Matthew Nathanson knew just about everyone on the list.  He’s a Public Health Nurse with the County’s Homeless Persons Health Project.  Nathanson also writes the annual report on homeless deaths.  The number is up from 37 in 2016 to 50 in 2017. 

“Seeing a big jump this year makes me wonder the why of it.  I don’t think we fully understand it.  Some of it is the homeless population in general has increased,” said Nathanson. 

“I also noted that there was a significant increase in the number of people who were over 60 who died, which either you could say ‘well people are living longer’, but I think more it also is a marker that more people later in life are becoming homeless.”

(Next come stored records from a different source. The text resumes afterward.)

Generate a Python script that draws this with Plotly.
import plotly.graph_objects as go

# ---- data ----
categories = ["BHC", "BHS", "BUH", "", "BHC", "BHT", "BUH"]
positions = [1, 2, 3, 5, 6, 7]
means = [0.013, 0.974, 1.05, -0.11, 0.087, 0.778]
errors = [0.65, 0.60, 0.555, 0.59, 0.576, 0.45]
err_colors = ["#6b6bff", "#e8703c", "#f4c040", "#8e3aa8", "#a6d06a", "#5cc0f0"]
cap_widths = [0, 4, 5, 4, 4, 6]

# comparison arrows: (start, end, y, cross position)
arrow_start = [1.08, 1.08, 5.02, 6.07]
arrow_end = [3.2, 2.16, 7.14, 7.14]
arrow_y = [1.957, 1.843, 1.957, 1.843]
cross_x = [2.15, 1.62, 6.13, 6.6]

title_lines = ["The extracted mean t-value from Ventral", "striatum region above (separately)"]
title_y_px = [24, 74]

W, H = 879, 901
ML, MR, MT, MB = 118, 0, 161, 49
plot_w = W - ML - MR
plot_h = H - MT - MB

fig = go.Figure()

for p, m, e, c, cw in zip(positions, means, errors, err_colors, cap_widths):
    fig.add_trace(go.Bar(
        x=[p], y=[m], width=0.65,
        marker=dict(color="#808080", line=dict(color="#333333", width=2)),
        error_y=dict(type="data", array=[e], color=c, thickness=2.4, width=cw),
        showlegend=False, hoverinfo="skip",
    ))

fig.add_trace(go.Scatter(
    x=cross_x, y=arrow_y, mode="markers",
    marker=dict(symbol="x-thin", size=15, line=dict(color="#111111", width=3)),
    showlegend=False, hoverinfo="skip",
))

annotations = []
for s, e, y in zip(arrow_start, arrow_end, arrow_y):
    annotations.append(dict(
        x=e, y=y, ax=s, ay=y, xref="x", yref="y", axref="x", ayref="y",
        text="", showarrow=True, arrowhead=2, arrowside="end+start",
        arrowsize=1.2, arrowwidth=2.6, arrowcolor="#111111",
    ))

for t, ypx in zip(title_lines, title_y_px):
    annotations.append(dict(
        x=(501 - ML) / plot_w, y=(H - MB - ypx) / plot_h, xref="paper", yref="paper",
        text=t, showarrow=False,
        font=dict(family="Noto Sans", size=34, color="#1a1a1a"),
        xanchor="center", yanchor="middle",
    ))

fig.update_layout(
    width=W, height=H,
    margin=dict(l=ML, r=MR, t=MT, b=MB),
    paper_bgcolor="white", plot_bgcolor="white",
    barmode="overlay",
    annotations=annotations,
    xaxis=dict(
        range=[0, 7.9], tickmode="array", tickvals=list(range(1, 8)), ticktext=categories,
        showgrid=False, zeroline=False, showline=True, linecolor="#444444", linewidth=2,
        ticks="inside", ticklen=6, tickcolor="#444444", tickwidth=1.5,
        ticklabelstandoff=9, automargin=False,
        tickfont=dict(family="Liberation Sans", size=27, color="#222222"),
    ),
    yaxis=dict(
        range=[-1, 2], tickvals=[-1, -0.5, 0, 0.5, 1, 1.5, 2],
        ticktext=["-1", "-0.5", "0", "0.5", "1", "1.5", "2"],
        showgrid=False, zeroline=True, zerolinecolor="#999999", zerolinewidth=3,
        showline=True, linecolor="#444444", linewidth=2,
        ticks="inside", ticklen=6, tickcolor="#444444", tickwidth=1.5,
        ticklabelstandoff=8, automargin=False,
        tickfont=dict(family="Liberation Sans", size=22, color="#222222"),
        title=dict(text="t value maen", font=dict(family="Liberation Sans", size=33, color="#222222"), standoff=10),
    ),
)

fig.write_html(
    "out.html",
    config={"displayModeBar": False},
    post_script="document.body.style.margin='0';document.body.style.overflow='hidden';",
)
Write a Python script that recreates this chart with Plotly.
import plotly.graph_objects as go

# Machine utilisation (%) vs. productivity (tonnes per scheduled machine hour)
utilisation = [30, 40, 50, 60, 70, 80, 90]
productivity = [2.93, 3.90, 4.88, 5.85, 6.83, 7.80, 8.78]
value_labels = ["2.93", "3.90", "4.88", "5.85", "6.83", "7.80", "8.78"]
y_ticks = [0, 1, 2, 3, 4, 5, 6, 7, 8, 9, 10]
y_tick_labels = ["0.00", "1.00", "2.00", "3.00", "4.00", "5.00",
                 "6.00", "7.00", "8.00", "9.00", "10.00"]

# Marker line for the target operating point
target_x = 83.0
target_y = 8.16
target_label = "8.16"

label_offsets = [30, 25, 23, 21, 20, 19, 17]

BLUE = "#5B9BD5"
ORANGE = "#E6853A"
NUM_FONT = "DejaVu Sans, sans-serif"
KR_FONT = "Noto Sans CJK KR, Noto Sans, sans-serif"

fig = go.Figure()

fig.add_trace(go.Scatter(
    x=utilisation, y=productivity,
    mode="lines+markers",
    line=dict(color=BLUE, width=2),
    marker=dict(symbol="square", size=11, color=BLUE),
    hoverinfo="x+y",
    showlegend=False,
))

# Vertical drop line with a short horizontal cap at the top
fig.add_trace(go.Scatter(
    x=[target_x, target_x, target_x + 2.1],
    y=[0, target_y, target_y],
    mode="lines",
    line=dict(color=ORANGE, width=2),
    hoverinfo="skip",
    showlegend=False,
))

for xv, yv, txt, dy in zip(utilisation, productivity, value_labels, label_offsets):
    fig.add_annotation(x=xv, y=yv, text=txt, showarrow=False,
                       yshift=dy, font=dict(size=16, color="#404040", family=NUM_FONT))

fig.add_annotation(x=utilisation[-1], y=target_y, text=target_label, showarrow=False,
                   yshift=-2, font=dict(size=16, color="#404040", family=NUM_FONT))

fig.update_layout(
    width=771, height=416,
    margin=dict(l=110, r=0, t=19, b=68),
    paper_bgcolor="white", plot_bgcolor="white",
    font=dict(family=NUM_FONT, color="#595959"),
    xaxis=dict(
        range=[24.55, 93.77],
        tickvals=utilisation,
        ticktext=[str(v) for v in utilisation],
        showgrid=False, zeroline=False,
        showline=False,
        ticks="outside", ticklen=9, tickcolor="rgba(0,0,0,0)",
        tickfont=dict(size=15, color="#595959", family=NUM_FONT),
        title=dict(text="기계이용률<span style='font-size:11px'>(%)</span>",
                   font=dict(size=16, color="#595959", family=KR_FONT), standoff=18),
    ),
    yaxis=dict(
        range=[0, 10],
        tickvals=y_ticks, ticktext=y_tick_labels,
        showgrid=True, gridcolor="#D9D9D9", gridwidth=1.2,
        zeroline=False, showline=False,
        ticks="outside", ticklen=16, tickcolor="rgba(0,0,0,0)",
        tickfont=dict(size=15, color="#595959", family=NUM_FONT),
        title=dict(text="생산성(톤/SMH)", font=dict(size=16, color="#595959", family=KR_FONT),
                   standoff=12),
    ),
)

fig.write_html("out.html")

He said drugs and alcohol were a huge factor in many of the deaths.

“I think there are solutions.  I think as a community we just have to decide to put the resources into them.  I think a piece would be to really increase the funding and resources for drug and alcohol treatment,” said Nathanson.

He said right now when people come to him for help with substance abuse, often he can only offer a spot on the waiting list for existing programs. 

Homeless is California is on the rise.  According a recent report by the U.S. Department of Health and Human Services, California had a 13.7% increase in its homeless population between 2016 and 2017. 

The number of estimated homeless in the state is 134,278.  That accounts for 25% of the U.S.’s homeless population.